## start EXERCISE MATERIALS

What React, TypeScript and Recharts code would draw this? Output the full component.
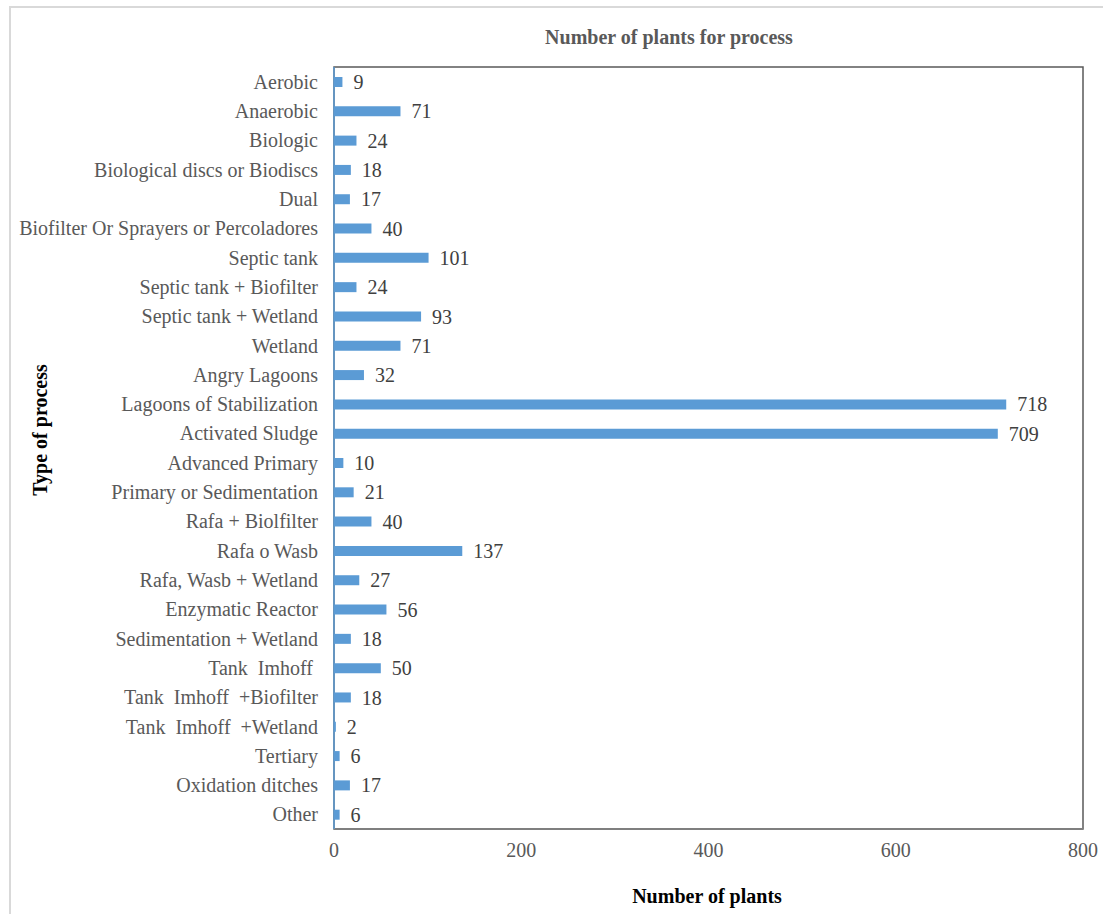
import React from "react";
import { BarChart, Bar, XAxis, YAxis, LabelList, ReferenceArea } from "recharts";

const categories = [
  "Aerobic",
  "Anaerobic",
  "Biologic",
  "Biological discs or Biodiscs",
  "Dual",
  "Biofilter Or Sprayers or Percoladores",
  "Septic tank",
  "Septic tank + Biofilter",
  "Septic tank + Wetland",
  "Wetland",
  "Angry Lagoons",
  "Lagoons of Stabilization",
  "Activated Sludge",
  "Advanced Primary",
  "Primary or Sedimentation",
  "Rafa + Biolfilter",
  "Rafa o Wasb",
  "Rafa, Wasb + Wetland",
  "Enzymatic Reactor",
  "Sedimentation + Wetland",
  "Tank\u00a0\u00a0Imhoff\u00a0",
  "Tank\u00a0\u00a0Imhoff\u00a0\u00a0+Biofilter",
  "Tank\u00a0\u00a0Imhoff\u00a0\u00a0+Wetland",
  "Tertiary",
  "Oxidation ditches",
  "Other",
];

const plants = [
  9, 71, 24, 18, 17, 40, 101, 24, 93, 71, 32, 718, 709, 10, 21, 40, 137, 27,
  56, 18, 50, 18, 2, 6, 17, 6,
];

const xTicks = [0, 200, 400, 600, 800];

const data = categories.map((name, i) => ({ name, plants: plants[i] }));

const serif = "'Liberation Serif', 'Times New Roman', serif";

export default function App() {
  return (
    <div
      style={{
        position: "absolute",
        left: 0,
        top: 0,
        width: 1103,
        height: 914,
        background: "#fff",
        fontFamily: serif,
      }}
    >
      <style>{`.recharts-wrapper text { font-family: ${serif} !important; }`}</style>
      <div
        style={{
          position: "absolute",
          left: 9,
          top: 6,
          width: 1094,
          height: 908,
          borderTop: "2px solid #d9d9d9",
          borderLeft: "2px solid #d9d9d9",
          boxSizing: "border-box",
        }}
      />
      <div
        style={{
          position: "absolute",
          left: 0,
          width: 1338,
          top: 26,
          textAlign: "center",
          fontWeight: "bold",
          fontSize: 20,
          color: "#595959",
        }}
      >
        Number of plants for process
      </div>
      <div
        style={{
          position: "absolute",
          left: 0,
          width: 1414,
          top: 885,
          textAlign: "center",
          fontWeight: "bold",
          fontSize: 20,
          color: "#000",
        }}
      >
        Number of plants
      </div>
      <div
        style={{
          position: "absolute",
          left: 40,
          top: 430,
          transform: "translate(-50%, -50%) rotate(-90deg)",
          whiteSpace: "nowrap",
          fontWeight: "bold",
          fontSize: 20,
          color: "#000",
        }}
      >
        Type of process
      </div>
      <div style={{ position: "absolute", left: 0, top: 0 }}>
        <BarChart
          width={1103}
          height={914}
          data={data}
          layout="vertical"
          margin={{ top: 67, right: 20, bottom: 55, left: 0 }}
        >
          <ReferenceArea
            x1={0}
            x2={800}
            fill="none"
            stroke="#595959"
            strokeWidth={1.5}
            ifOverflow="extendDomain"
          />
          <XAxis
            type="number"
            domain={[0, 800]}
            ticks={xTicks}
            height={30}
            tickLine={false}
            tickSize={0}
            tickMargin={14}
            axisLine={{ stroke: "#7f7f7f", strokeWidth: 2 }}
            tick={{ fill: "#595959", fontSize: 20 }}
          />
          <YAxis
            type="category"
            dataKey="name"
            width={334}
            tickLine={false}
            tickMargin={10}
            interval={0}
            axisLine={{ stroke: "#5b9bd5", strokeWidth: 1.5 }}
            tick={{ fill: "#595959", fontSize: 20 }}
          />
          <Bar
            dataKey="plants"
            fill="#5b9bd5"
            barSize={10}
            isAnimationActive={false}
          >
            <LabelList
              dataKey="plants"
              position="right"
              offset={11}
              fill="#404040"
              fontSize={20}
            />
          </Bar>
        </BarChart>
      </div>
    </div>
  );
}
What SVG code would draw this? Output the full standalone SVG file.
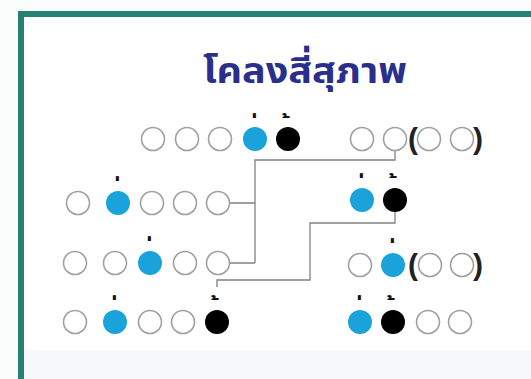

## end EXERCISE MATERIALS

-- SET TASK --
Retype every entry verbatim and exclude the pictures from the copy.

-- TASK RESPONSE --
What React, TypeScript and Recharts code would draw this? Output the full component.
import React from "react";
import { BarChart, Bar, XAxis, YAxis, LabelList, ReferenceArea } from "recharts";

const categories = [
  "Aerobic",
  "Anaerobic",
  "Biologic",
  "Biological discs or Biodiscs",
  "Dual",
  "Biofilter Or Sprayers or Percoladores",
  "Septic tank",
  "Septic tank + Biofilter",
  "Septic tank + Wetland",
  "Wetland",
  "Angry Lagoons",
  "Lagoons of Stabilization",
  "Activated Sludge",
  "Advanced Primary",
  "Primary or Sedimentation",
  "Rafa + Biolfilter",
  "Rafa o Wasb",
  "Rafa, Wasb + Wetland",
  "Enzymatic Reactor",
  "Sedimentation + Wetland",
  "Tank\u00a0\u00a0Imhoff\u00a0",
  "Tank\u00a0\u00a0Imhoff\u00a0\u00a0+Biofilter",
  "Tank\u00a0\u00a0Imhoff\u00a0\u00a0+Wetland",
  "Tertiary",
  "Oxidation ditches",
  "Other",
];

const plants = [
  9, 71, 24, 18, 17, 40, 101, 24, 93, 71, 32, 718, 709, 10, 21, 40, 137, 27,
  56, 18, 50, 18, 2, 6, 17, 6,
];

const xTicks = [0, 200, 400, 600, 800];

const data = categories.map((name, i) => ({ name, plants: plants[i] }));

const serif = "'Liberation Serif', 'Times New Roman', serif";

export default function App() {
  return (
    <div
      style={{
        position: "absolute",
        left: 0,
        top: 0,
        width: 1103,
        height: 914,
        background: "#fff",
        fontFamily: serif,
      }}
    >
      <style>{`.recharts-wrapper text { font-family: ${serif} !important; }`}</style>
      <div
        style={{
          position: "absolute",
          left: 9,
          top: 6,
          width: 1094,
          height: 908,
          borderTop: "2px solid #d9d9d9",
          borderLeft: "2px solid #d9d9d9",
          boxSizing: "border-box",
        }}
      />
      <div
        style={{
          position: "absolute",
          left: 0,
          width: 1338,
          top: 26,
          textAlign: "center",
          fontWeight: "bold",
          fontSize: 20,
          color: "#595959",
        }}
      >
        Number of plants for process
      </div>
      <div
        style={{
          position: "absolute",
          left: 0,
          width: 1414,
          top: 885,
          textAlign: "center",
          fontWeight: "bold",
          fontSize: 20,
          color: "#000",
        }}
      >
        Number of plants
      </div>
      <div
        style={{
          position: "absolute",
          left: 40,
          top: 430,
          transform: "translate(-50%, -50%) rotate(-90deg)",
          whiteSpace: "nowrap",
          fontWeight: "bold",
          fontSize: 20,
          color: "#000",
        }}
      >
        Type of process
      </div>
      <div style={{ position: "absolute", left: 0, top: 0 }}>
        <BarChart
          width={1103}
          height={914}
          data={data}
          layout="vertical"
          margin={{ top: 67, right: 20, bottom: 55, left: 0 }}
        >
          <ReferenceArea
            x1={0}
            x2={800}
            fill="none"
            stroke="#595959"
            strokeWidth={1.5}
            ifOverflow="extendDomain"
          />
          <XAxis
            type="number"
            domain={[0, 800]}
            ticks={xTicks}
            height={30}
            tickLine={false}
            tickSize={0}
            tickMargin={14}
            axisLine={{ stroke: "#7f7f7f", strokeWidth: 2 }}
            tick={{ fill: "#595959", fontSize: 20 }}
          />
          <YAxis
            type="category"
            dataKey="name"
            width={334}
            tickLine={false}
            tickMargin={10}
            interval={0}
            axisLine={{ stroke: "#5b9bd5", strokeWidth: 1.5 }}
            tick={{ fill: "#595959", fontSize: 20 }}
          />
          <Bar
            dataKey="plants"
            fill="#5b9bd5"
            barSize={10}
            isAnimationActive={false}
          >
            <LabelList
              dataKey="plants"
              position="right"
              offset={11}
              fill="#404040"
              fontSize={20}
            />
          </Bar>
        </BarChart>
      </div>
    </div>
  );
}
What SVG code would draw this? Output the full standalone SVG file.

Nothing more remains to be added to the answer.